Do not repeat pictures. Repeat exactly the lines of the listing below from its first line through the line with "const bRpmi = [0.06, 0.06, 0.06, 0.06, 0.06, 0.06, 0.06, 0.06];".

___ Data

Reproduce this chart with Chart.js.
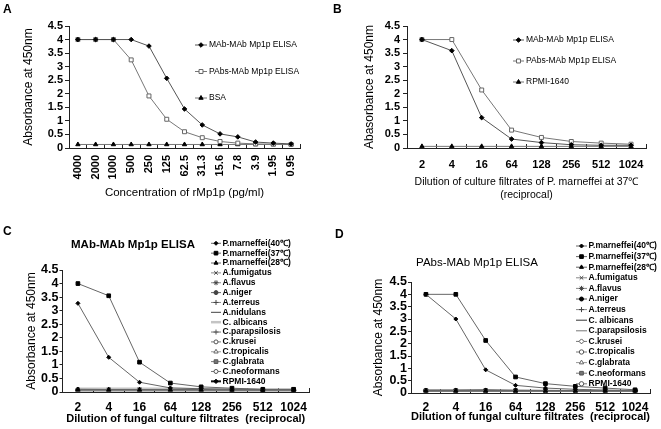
<!DOCTYPE html>
<html>
<head>
<meta charset="utf-8">
<script src="https://cdn.jsdelivr.net/npm/chart.js@4.4.1/dist/chart.umd.min.js"></script>
<style>
  body { margin: 0; background: #fff; }
  #wrap { position: relative; width: 661px; height: 429px; overflow: hidden; font-family: "Liberation Sans", Arial, sans-serif; }
  canvas { position: absolute; }
  .lbl { position: absolute; font-weight: bold; font-size: 12px; line-height: 12px; color: #000; }
  .ttl { position: absolute; font-size: 11.5px; line-height: 12px; color: #000; text-align: center; white-space: nowrap; }
</style>
</head>
<body>
<div id="wrap">
  <canvas id="cA" width="330" height="215" style="left:0;top:0"></canvas>
  <canvas id="cB" width="331" height="215" style="left:330px;top:0"></canvas>
  <canvas id="cC" width="330" height="214" style="left:0;top:215px"></canvas>
  <canvas id="cD" width="331" height="214" style="left:330px;top:215px"></canvas>
  <div class="lbl" style="left:3px;top:3px">A</div>
  <div class="lbl" style="left:333px;top:3px">B</div>
  <div class="lbl" style="left:3px;top:225px">C</div>
  <div class="lbl" style="left:335px;top:228px">D</div>
  <div class="ttl" style="left:60px;top:238px;width:146px;font-weight:bold">MAb-MAb Mp1p ELISA</div>
  <div class="ttl" style="left:404px;top:256px;width:146px">PAbs-MAb Mp1p ELISA</div>
</div>
<script>
// ---- data ----
const concLabels = ['4000', '2000', '1000', '500', '250', '125', '62.5', '31.3', '15.6', '7.8', '3.9', '1.95', '0.95'];
const aMabMab = [4, 4, 4, 4, 3.76, 2.57, 1.44, 0.85, 0.52, 0.41, 0.22, 0.18, 0.15];
const aPabsMab = [4, 4, 4, 3.25, 1.92, 1.06, 0.6, 0.38, 0.24, 0.18, 0.15, 0.14, 0.13];
const aBsa = [0.13, 0.13, 0.13, 0.13, 0.13, 0.13, 0.13, 0.13, 0.13, 0.13, 0.13, 0.13, 0.13];

const dilLabels = ['2', '4', '16', '64', '128', '256', '512', '1024'];
const bMabMab = [4, 3.59, 1.12, 0.33, 0.2, 0.12, 0.1, 0.1];
const bPabsMab = [4, 4, 2.14, 0.66, 0.39, 0.24, 0.18, 0.14];
const bRpmi = [0.06, 0.06, 0.06, 0.06, 0.06, 0.06, 0.06, 0.06];

// panel C, MAb-MAb Mp1p ELISA
const cNames = ['P.marneffei(40\u2103)', 'P.marneffei(37\u2103)', 'P.marneffei(28\u2103)', 'A.fumigatus', 'A.flavus', 'A.niger',
  'A.terreus', 'A.nidulans', 'C. albicans', 'C.parapsilosis', 'C.krusei', 'C.tropicalis', 'C.glabrata', 'C.neoformans', 'RPMI-1640'];
const cValues = [
  [3.27, 1.28, 0.36, 0.15, 0.12, 0.1, 0.09, 0.09],
  [4, 3.55, 1.1, 0.33, 0.19, 0.14, 0.1, 0.1],
  [0.1, 0.09, 0.09, 0.09, 0.09, 0.08, 0.08, 0.08],
  [0.08, 0.08, 0.08, 0.08, 0.08, 0.08, 0.08, 0.08],
  [0.07, 0.07, 0.07, 0.07, 0.07, 0.07, 0.07, 0.07],
  [0.08, 0.08, 0.08, 0.08, 0.08, 0.07, 0.07, 0.07],
  [0.07, 0.07, 0.07, 0.07, 0.07, 0.07, 0.07, 0.07],
  [0.06, 0.06, 0.06, 0.06, 0.06, 0.06, 0.06, 0.06],
  [0.12, 0.12, 0.12, 0.12, 0.1, 0.1, 0.08, 0.08],
  [0.07, 0.07, 0.07, 0.07, 0.07, 0.07, 0.07, 0.07],
  [0.06, 0.06, 0.06, 0.06, 0.06, 0.06, 0.06, 0.06],
  [0.07, 0.07, 0.07, 0.07, 0.07, 0.07, 0.07, 0.07],
  [0.08, 0.08, 0.08, 0.08, 0.08, 0.08, 0.08, 0.08],
  [0.07, 0.07, 0.07, 0.07, 0.07, 0.07, 0.07, 0.07],
  [0.06, 0.06, 0.06, 0.06, 0.06, 0.06, 0.06, 0.06]
];

// panel D, PAbs-MAb Mp1p ELISA
const dNames = ['P.marneffei(40\u2103)', 'P.marneffei(37\u2103)', 'P.marneffei(28\u2103)', 'A.fumigatus', 'A.flavus', 'A.niger',
  'A.terreus', 'C. albicans', 'C.parapsilosis', 'C.krusei', 'C.tropicalis', 'C.glabrata', 'C.neoformans', 'RPMI-1640'];
const dValues = [
  [4, 3, 0.94, 0.31, 0.2, 0.15, 0.12, 0.1],
  [4, 4, 2.13, 0.65, 0.38, 0.27, 0.2, 0.13],
  [0.1, 0.1, 0.1, 0.1, 0.1, 0.1, 0.1, 0.1],
  [0.09, 0.09, 0.09, 0.09, 0.09, 0.09, 0.09, 0.09],
  [0.09, 0.09, 0.09, 0.09, 0.09, 0.09, 0.09, 0.09],
  [0.1, 0.1, 0.1, 0.1, 0.1, 0.1, 0.1, 0.1],
  [0.09, 0.09, 0.09, 0.09, 0.09, 0.09, 0.09, 0.09],
  [0.08, 0.08, 0.08, 0.08, 0.08, 0.08, 0.08, 0.08],
  [0.13, 0.13, 0.14, 0.12, 0.11, 0.1, 0.1, 0.1],
  [0.09, 0.09, 0.09, 0.09, 0.09, 0.09, 0.09, 0.09],
  [0.1, 0.1, 0.1, 0.1, 0.1, 0.1, 0.1, 0.1],
  [0.09, 0.09, 0.09, 0.09, 0.09, 0.09, 0.09, 0.09],
  [0.1, 0.1, 0.1, 0.1, 0.1, 0.1, 0.1, 0.1],
  [0.09, 0.09, 0.09, 0.09, 0.09, 0.09, 0.09, 0.09]
];
const yTicks = [0, 0.5, 1, 1.5, 2, 2.5, 3, 3.5, 4, 4.5];

// ---- styles ----
const FONT = '"Liberation Sans", Arial, sans-serif';
// [pointStyle, radius, fill, border, lineColor, lineWidth]
const cStyles = [
  ['rectRot', 2, '#000', '#000', '#666', 1],
  ['rect', 2.6, '#000', '#000', '#666', 1],
  ['triangle', 2.3, '#000', '#000', '#666', 1],
  ['crossRot', 2.5, '#000', '#444', '#888', 1],
  ['star', 2.5, '#000', '#444', '#888', 1],
  ['circle', 2, '#444', '#444', '#666', 1],
  ['cross', 2.5, '#000', '#444', '#888', 1],
  [false, 0, '#000', '#000', '#444', 1],
  [false, 0, '#bbb', '#bbb', '#c4c4c4', 2.5],
  ['cross', 2.5, '#000', '#555', '#777', 1],
  ['circle', 2, '#fff', '#555', '#777', 1],
  ['triangle', 2.5, '#fff', '#666', '#999', 1],
  ['rect', 2.6, '#777', '#555', '#777', 1],
  ['circle', 2, '#fff', '#555', '#777', 1],
  ['rectRot', 2.2, '#000', '#000', '#111', 2]
];
const dStyles = [
  ['rectRot', 2, '#000', '#000', '#666', 1],
  ['rect', 2.6, '#000', '#000', '#666', 1],
  ['triangle', 2.3, '#000', '#000', '#666', 1],
  ['crossRot', 2.5, '#000', '#444', '#888', 1],
  ['star', 2.5, '#000', '#444', '#888', 1],
  ['circle', 2, '#000', '#000', '#555', 1],
  ['cross', 2.5, '#000', '#444', '#888', 1],
  [false, 0, '#000', '#000', '#333', 1],
  [false, 0, '#000', '#000', '#777', 1],
  ['rectRot', 2.5, '#fff', '#555', '#777', 1],
  ['circle', 2.2, '#fff', '#555', '#777', 1],
  ['triangle', 2.5, '#fff', '#666', '#999', 1],
  ['rect', 2.6, '#777', '#555', '#777', 1],
  ['circle', 2.2, '#fff', '#555', '#777', 1]
];

function mkSet(label, data, st) {
  return {
    label: label, data: data,
    borderColor: st[4], borderWidth: st[5],
    pointStyle: st[0], pointRadius: st[1],
    pointBackgroundColor: st[2], pointBorderColor: st[3], pointBorderWidth: 1,
    tension: 0, fill: false
  };
}

// legend drawn over the plot, like in the figure
const sideLegend = {
  id: 'sideLegend',
  afterDraw(chart, args, o) {
    const ctx = chart.ctx;
    ctx.save();
    ctx.font = o.font;
    ctx.textBaseline = 'middle';
    chart.data.datasets.forEach((ds, i) => {
      const y = o.y + i * o.dy;
      ctx.strokeStyle = ds.borderColor;
      ctx.lineWidth = ds.borderWidth;
      ctx.beginPath();
      ctx.moveTo(o.x, y);
      ctx.lineTo(o.x + o.len, y);
      ctx.stroke();
      if (ds.pointStyle) {
        ctx.fillStyle = ds.pointBackgroundColor;
        ctx.strokeStyle = ds.pointBorderColor;
        ctx.lineWidth = 1;
        Chart.helpers.drawPoint(ctx, { pointStyle: ds.pointStyle, radius: ds.pointRadius, borderWidth: 1, rotation: 0 }, o.x + o.len / 2, y);
      }
      ctx.fillStyle = '#000';
      ctx.fillText(ds.label, o.x + o.len + o.gap, y);
    });
    ctx.restore();
  }
};

function makePanel(id, p) {
  new Chart(document.getElementById(id), {
    type: 'line',
    data: { labels: p.labels, datasets: p.sets },
    plugins: [sideLegend],
    options: {
      responsive: false,
      animation: false,
      events: [],
      layout: { padding: { left: 0, top: p.top, right: p.right, bottom: 0 } },
      plugins: {
        legend: { display: false },
        tooltip: { enabled: false },
        sideLegend: p.legend
      },
      scales: {
        x: {
          type: 'category',
          offset: true,
          afterFit: (s) => { s.height = p.xHeight; },
          grid: { offset: true, drawOnChartArea: false, tickLength: -4, color: '#222' },
          border: { color: '#222', width: 1 },
          ticks: {
            autoSkip: false, minRotation: p.xRot, maxRotation: p.xRot, padding: p.xPad,
            color: '#000', font: { family: FONT, size: p.xFont, weight: 'bold' }
          },
          title: {
            display: true, text: p.xTitle, color: '#000',
            font: { family: FONT, size: p.xTitleSize, weight: p.xTitleWeight, lineHeight: 1.2 },
            padding: { top: 0, bottom: p.xTitlePad }
          }
        },
        y: {
          min: 0, max: 4.5,
          afterFit: (s) => { s.width = p.yWidth; },
          afterBuildTicks: (s) => { s.ticks = yTicks.map(v => ({ value: v })); },
          grid: { drawOnChartArea: false, tickLength: p.yTick, color: '#222' },
          border: { color: '#222', width: 1 },
          ticks: {
            autoSkip: false,
            padding: p.yPad, color: '#000',
            callback: (v) => String(v),
            font: { family: FONT, size: p.yFont, weight: 'bold' }
          },
          title: {
            display: true, text: p.yTitle, color: '#000',
            font: { family: FONT, size: 12, lineHeight: 1.2 },
            padding: { top: p.yTitlePad, bottom: 0 }
          }
        }
      }
    }
  });
}

makePanel('cA', {
  labels: concLabels,
  sets: [
    mkSet('MAb-MAb Mp1p ELISA', aMabMab, ['rectRot', 2.3, '#000', '#000', '#555', 1]),
    mkSet('PAbs-MAb Mp1p ELISA', aPabsMab, ['rect', 2.8, '#fff', '#666', '#777', 1]),
    mkSet('BSA', aBsa, ['triangle', 2.5, '#000', '#000', '#777', 1])
  ],
  top: 26, right: 30, xHeight: 67, yWidth: 69,
  xRot: 90, xPad: 11, xFont: 11,
  xTitle: 'Concentration of rMp1p (pg/ml)', xTitleSize: 11.5, xTitleWeight: 'normal', xTitlePad: 15,
  yTitle: 'Absorbance at 450nm', yTitlePad: 21, yTick: 4, yPad: 2, yFont: 11,
  legend: { x: 195, y: 45, dy: 26.5, len: 12, gap: 2, font: '8.5px ' + FONT }
});

makePanel('cB', {
  labels: dilLabels,
  sets: [
    mkSet('MAb-MAb Mp1p ELISA', bMabMab, ['rectRot', 2.3, '#000', '#000', '#555', 1]),
    mkSet('PAbs-MAb Mp1p ELISA', bPabsMab, ['rect', 2.8, '#fff', '#666', '#777', 1]),
    mkSet('RPMI-1640', bRpmi, ['triangle', 2.5, '#000', '#000', '#777', 1])
  ],
  top: 26, right: 15, xHeight: 67, yWidth: 77,
  xRot: 0, xPad: 14, xFont: 11,
  xTitle: ['Dilution of culture filtrates of P. marneffei at 37\u2103', '(reciprocal)'],
  xTitleSize: 10.5, xTitleWeight: 'normal', xTitlePad: 13.5,
  yTitle: 'Abasorbance at 450nm', yTitlePad: 32, yTick: 4, yPad: 3, yFont: 11,
  legend: { x: 183, y: 40, dy: 21, len: 11, gap: 2, font: '8.5px ' + FONT }
});

makePanel('cC', {
  labels: dilLabels,
  sets: cNames.map((n, i) => mkSet(n, cValues[i], cStyles[i])),
  top: 55, right: 21, xHeight: 37, yWidth: 62.5,
  xRot: 0, xPad: 12.5, xFont: 12,
  xTitle: 'Dilution of fungal culture filtrates  (reciprocal)', xTitleSize: 11, xTitleWeight: 'bold', xTitlePad: 3.4,
  yTitle: 'Absorbance at 450nm', yTitlePad: 24, yTick: 3, yPad: 1, yFont: 12.5,
  legend: { x: 211, y: 28.3, dy: 9.86, len: 10, gap: 1.5, font: 'bold 8.5px ' + FONT }
});

makePanel('cD', {
  labels: dilLabels,
  sets: dNames.map((n, i) => mkSet(n, dValues[i], dStyles[i])),
  top: 67, right: 11, xHeight: 36, yWidth: 81,
  xRot: 0, xPad: 11, xFont: 12,
  xTitle: 'Dilution of fungal culture filtrates  (reciprocal)', xTitleSize: 11, xTitleWeight: 'bold', xTitlePad: 5.7,
  yTitle: 'Absorbance at 450nm', yTitlePad: 41, yTick: 3, yPad: 1, yFont: 12.5,
  legend: { x: 246, y: 31, dy: 10.6, len: 11, gap: 1.5, font: 'bold 8.5px ' + FONT }
});
</script>
</body>
</html>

______

» Answer to this exercise
Reproduce this chart with Chart.js.
<!DOCTYPE html>
<html>
<head>
<meta charset="utf-8">
<script src="https://cdn.jsdelivr.net/npm/chart.js@4.4.1/dist/chart.umd.min.js"></script>
<style>
  body { margin: 0; background: #fff; }
  #wrap { position: relative; width: 661px; height: 429px; overflow: hidden; font-family: "Liberation Sans", Arial, sans-serif; }
  canvas { position: absolute; }
  .lbl { position: absolute; font-weight: bold; font-size: 12px; line-height: 12px; color: #000; }
  .ttl { position: absolute; font-size: 11.5px; line-height: 12px; color: #000; text-align: center; white-space: nowrap; }
</style>
</head>
<body>
<div id="wrap">
  <canvas id="cA" width="330" height="215" style="left:0;top:0"></canvas>
  <canvas id="cB" width="331" height="215" style="left:330px;top:0"></canvas>
  <canvas id="cC" width="330" height="214" style="left:0;top:215px"></canvas>
  <canvas id="cD" width="331" height="214" style="left:330px;top:215px"></canvas>
  <div class="lbl" style="left:3px;top:3px">A</div>
  <div class="lbl" style="left:333px;top:3px">B</div>
  <div class="lbl" style="left:3px;top:225px">C</div>
  <div class="lbl" style="left:335px;top:228px">D</div>
  <div class="ttl" style="left:60px;top:238px;width:146px;font-weight:bold">MAb-MAb Mp1p ELISA</div>
  <div class="ttl" style="left:404px;top:256px;width:146px">PAbs-MAb Mp1p ELISA</div>
</div>
<script>
// ---- data ----
const concLabels = ['4000', '2000', '1000', '500', '250', '125', '62.5', '31.3', '15.6', '7.8', '3.9', '1.95', '0.95'];
const aMabMab = [4, 4, 4, 4, 3.76, 2.57, 1.44, 0.85, 0.52, 0.41, 0.22, 0.18, 0.15];
const aPabsMab = [4, 4, 4, 3.25, 1.92, 1.06, 0.6, 0.38, 0.24, 0.18, 0.15, 0.14, 0.13];
const aBsa = [0.13, 0.13, 0.13, 0.13, 0.13, 0.13, 0.13, 0.13, 0.13, 0.13, 0.13, 0.13, 0.13];

const dilLabels = ['2', '4', '16', '64', '128', '256', '512', '1024'];
const bMabMab = [4, 3.59, 1.12, 0.33, 0.2, 0.12, 0.1, 0.1];
const bPabsMab = [4, 4, 2.14, 0.66, 0.39, 0.24, 0.18, 0.14];
const bRpmi = [0.06, 0.06, 0.06, 0.06, 0.06, 0.06, 0.06, 0.06];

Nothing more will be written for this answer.